I'm really feeling hopeful and motivated!  I don't have a huge goal in sight like the Grand Canyon trip or anything else.  Oh, but I did make a list of smaller weight-loss goals and corresponding rewards.  Sadly because of my last month of inactivity and eating whatever sounded good, I'm back up to 259 as of this morning, but I should be back down to the low 250s pretty quick after just being more active again and cooking more.  Anyway, here are my little goals and rewards (and the reward is "earned" when the scale says anything less than the number listed, i.e. 250 reward is earned at 249.8):

250 -- Pitch Perfect  (I love this movie!)

240 -- hair cut and color with Dawn (it's been ages!)

230 -- mani/pedi at an actual salon, not just one I do myself

220 -- massage

210 -- WiFi for my apartment 

200 -- flatscreen TV (yes, I still have an old cathode-ray TV that is PATHETIC)

190 -- shopping spree (I will probably need clothes before this, but I will definitely need more by this point)

180 -- new Fossil watch (I love the rose gold ones and think this one is my favorite)
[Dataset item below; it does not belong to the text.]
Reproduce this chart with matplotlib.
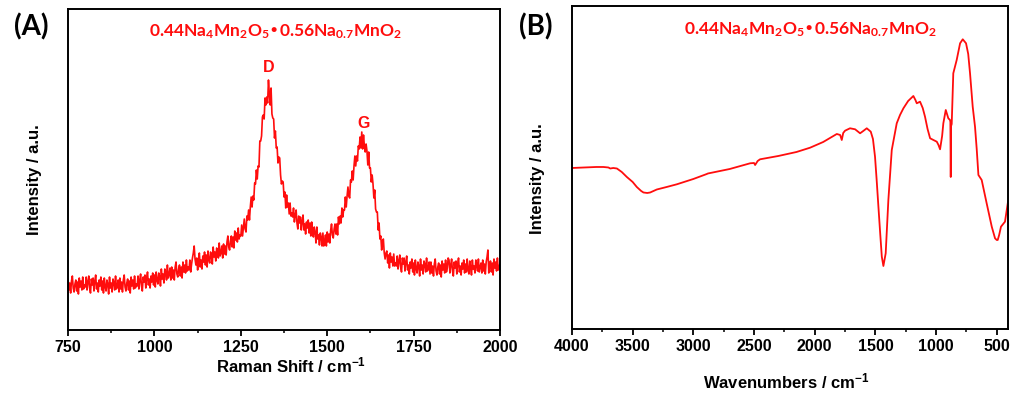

After that, I'll have to reassess and figure out what my goal weight should be.  I think I graduated high school at 186 or something like that so I've never really been an adult at a healthy weight.  I have no idea what 180 would look like on me.  Weight Watchers says the ideal weight range for my height is 135 to 145, but that seems like I'd be really really frail.  I don't know.  Plus, I might be full of wrinkles once I lose all the fat in my face!  



So that's it for now!  Happy Holidays!